For the first time in seven years, news crews were allowed into the Death House at the Southern Ohio Correctional Facility in Lucasville where convicted killer Kenneth Biros is set to be the first executed under the state's new lethal injection method.
Biros brutally murdered Tammy Engstrom, 22, near Warren in 1991. Next week will be the first execution attempt in Ohio since the failed execution of Romell Broom in September.
"We experienced rare and exceptional circumstances in attempting to establish a usable IV site on Rommell Broom," said Julie Walburn with the Ohio Department of Corrections.
Because the execution team was unable to find a usable vein on Broom, the state has a new execution procedure.
There will now be a one-drug method that replaces the traditional three drugs.
It relies on a single dose of sodium thiopental injected into a vein. A separate two-drug muscle injection into the inmate's thigh would be used as a backup.
"We reexamined our execution protocol and we were able to address two real issues that we feel will help us carry out our responsibilities under the law," Walburn said.
Ohio is the first in the nation to try both.
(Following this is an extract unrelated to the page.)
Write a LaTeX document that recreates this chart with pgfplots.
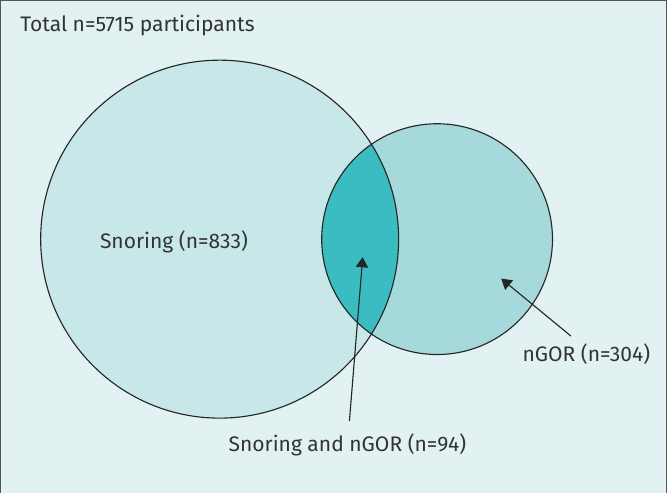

Officials believe the execution is humane, even though it's never been tried on humans. Because of that, Biros' attorneys filed an appeal Friday, calling the new protocol unconstitutional and experimental.
Still, the sister of Biros' victim said she's confident Biros will be executed Dec. 8.
"They're grasping at straws is what they are doing," said Debi Heiss. "And that just shows you what a coward he is. You'd think by now that he would just stand up and take it like a man and let our family have some closure. you know it's time. It's the end."
The courts are set to decide this week if Biro's execution will continue as planned.